Formerly communist countries such as Poland were past their harsh economic reforms and on their way into the EU. Autocracy was on the blink farther afield, too. The cheap, easy intervention in Kosovo had set a new template for how to avoid the kinds of horrors seen in Rwanda a few years earlier. For other repressive regimes, commerce would do the trick. In 1999 agreement was reached to bring China into the World Trade Organisation. The poor apparatchiks in Beijing had seemingly not realised that the ensuing prosperity would turn their society into a liberal democracy, given time. Newly democratic Russia was also headed beyond history: it was planning an underwater gas pipeline to Germany, the home of Wandel durch Handel (change through trade). Even the head of its security service at the time of Kosovo, one Vladimir Putin, would denounce communism as “a blind alley".

Party like it’s 1999

Things turned out a little differently. In 2001, 9/11 ended the end of history; the war in Iraq knocked the stuffing out of liberal interventionism. Economically, 1999 is now remembered as the year cheap credit in places like Spain and Greece started to fuel a bubble that would lead to the euro-zone crisis a decade later. There are still no European Googles or Amazons, and only around 200 of the world’s top firms are now from Europe. China’s leaders worked out how to get rich yet stay autocratic. By the end of 1999, Mr Putin was in power; the Nord Stream pipeline today is a rusting wreck in the depths of the Baltic. In Europe what were once seen as transformational trade ties are today seen as dangerous vulnerabilities to the whims of foreign foes. The process of EU integration took a hit when Dutch and French voters nixed plans for an EU constitution in 2005, before Britain left altogether. A quarter-century on, an international force must still keep the peace in Kosovo.

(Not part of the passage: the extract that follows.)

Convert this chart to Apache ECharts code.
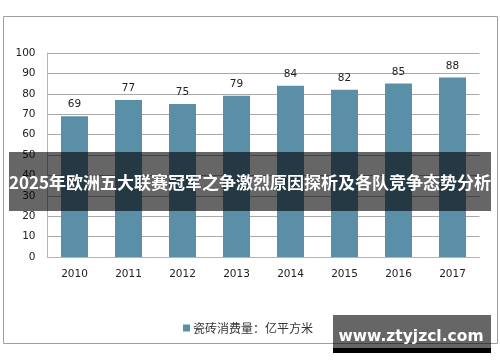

Remembering the optimism that pervaded Europe at the time of Milosevic’s humbling, Charlemagne recently sat down with Jamie Shea, who served as NATO’s spokesman at the time. Had 1999 in fact been Europe’s defining geopolitical moment? Perhaps not entirely. “We were lucky in Kosovo," he says. Milosevic was isolated; a short aerial war prevented fatigue; Russia decided to play a helpful role. In Washington, the short war showed the extent to which Europe wasn’t pulling its weight, a familiar refrain these days. Perhaps Europe peaked in 1999. Or perhaps it merely failed to see that it was already in decline.